‘No need to bang on the rostrum’: Speaker Seah Kian Peng wades into Leong Mun Wai - Murali exchange
Mr Murali Pillai (Bukit Batok) and Non-Constituency MP Leong Mun Wai had an extended exchange in Parliament on Thursday, which resulted in a rebuke from newly-minted Speaker Seah Kian Peng on upholding the rules of the House.
“By all means speak with passion, speak with conviction, please do that. But there is no need - I again remind people - there’s no need to bang on the rostrum, or things of that sort.
“So I hope people are reminded. I hate to give reminders every now and then,” said Mr Seah.
Both Mr Leong and Mr Murali had risen to speak during the debate on the Lease Agreements for Retail Premises Bill in Parliament.
The Bill, which was later passed, sets out guidelines for fairer lease negotiations between landlords and tenants of retail premises.

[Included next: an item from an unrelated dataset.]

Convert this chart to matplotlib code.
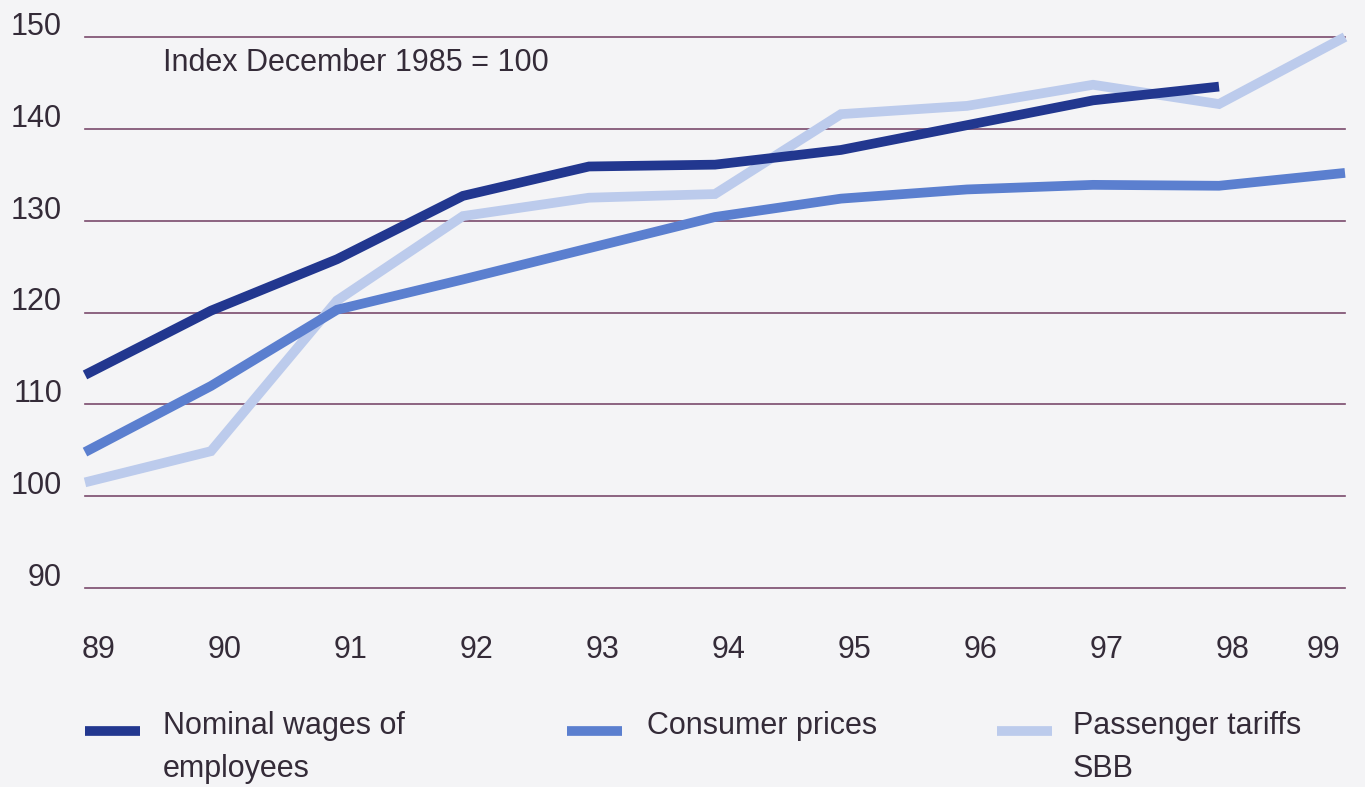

In his speech, Mr Leong said he has seen “the emergence of a rentier economy” in Singapore’s commercial property market.
While the new law goes some way towards righting the power balance between landlords and tenants, he said it still allows landlords to use a rent structure that is win-win for them, no matter the economic situation.
“This rent computation structure means that landlords enjoy the good times as rent increases in tandem with sales, and are still protected during bad times as tenants must continue to pay the base rent,” he said.
Mr Leong added: “We call on the Government to consider asserting its influence and encourage the fair tenancy industry committee to outlaw such rental computation structures all together in the next iteration of the code of conduct.”
In his own speech, Mr Murali referred to Mr Leong’s comments.
“Mr Leong advocated some form of low rent control, and I’ve been in legal practice long enough to remember the spectre of the Rent Control Act,” said the PAP MP.
Mr Murali noted that in the past, because of the Act, there was no incentive for landlords to improve their premises, which led to dilapidated buildings. Singapore suffered, because as a small country it requires a high utility of its land, he added. The Rent Control Act was abolished in 2001.
Mr Leong, who is from the Progress Singapore Party, then sought clarifications from Mr Murali.
He said: “If I hear correctly, he mentioned that I recommended rent control in my speech. Is that what you mean? I didn’t say that.”
Mr Murali responded that he did not assert that Mr Leong sought rent control.
“What I said in my speech was that he sought lower rents on behalf of small- and medium-sized enterprises and, as a result of that, it triggered memories of the Rent Control Act,” he said.
Mr Leong asked Mr Murali to retract what he said, asserting that Mr Murali had made a very unfair inference into his speech.
Mr Murali replied that his point was there needs to be a collaborative effort between tenants and landlords in the committee to reach an equitable outcome.
Mr Leong then said that Mr Murali’s explanation was “still not enough” and asked him to be very clear that he did not say he was advocating rent control.
Mr Murali responded that he had already, in his first clarification, said he did not say Mr Leong advocated rent control.
Following this, Mr Leong said he did not like the inference that Mr Murali had made, which was that he was trying to recommend pushing down rents “and toward the direction of rent control”.
The NCMP then said this was “the same pattern” used by the Government to label him - as xenophobic on jobs, and of trying to raid the reserves when he spoke on lowering home prices.
In making this point, Mr Leong brought his fist down to hit the rostrum.
Mr Murali then reiterated that he was not making any specific insinuation about rent control on Mr Leong.
Mr Seah then stepped in, noting that what both MPs had said would be recorded clearly in the Hansard.
Mr Leong sought another clarification, asking if Mr Murali would apologise to him if the record later confirmed that Mr Leong was not asking for lower rents. In doing so, he again struck the rostrum.
Mr Murali said he was not making any such commitment.
“Mr Leong is entitled to his views, and I hope that he respects that I’m entitled to my views as well,” he said.
Shortly after this exchange, Mr Seah gave his reminder to the House on decorum - one day after he first made the point in his maiden speech as Speaker.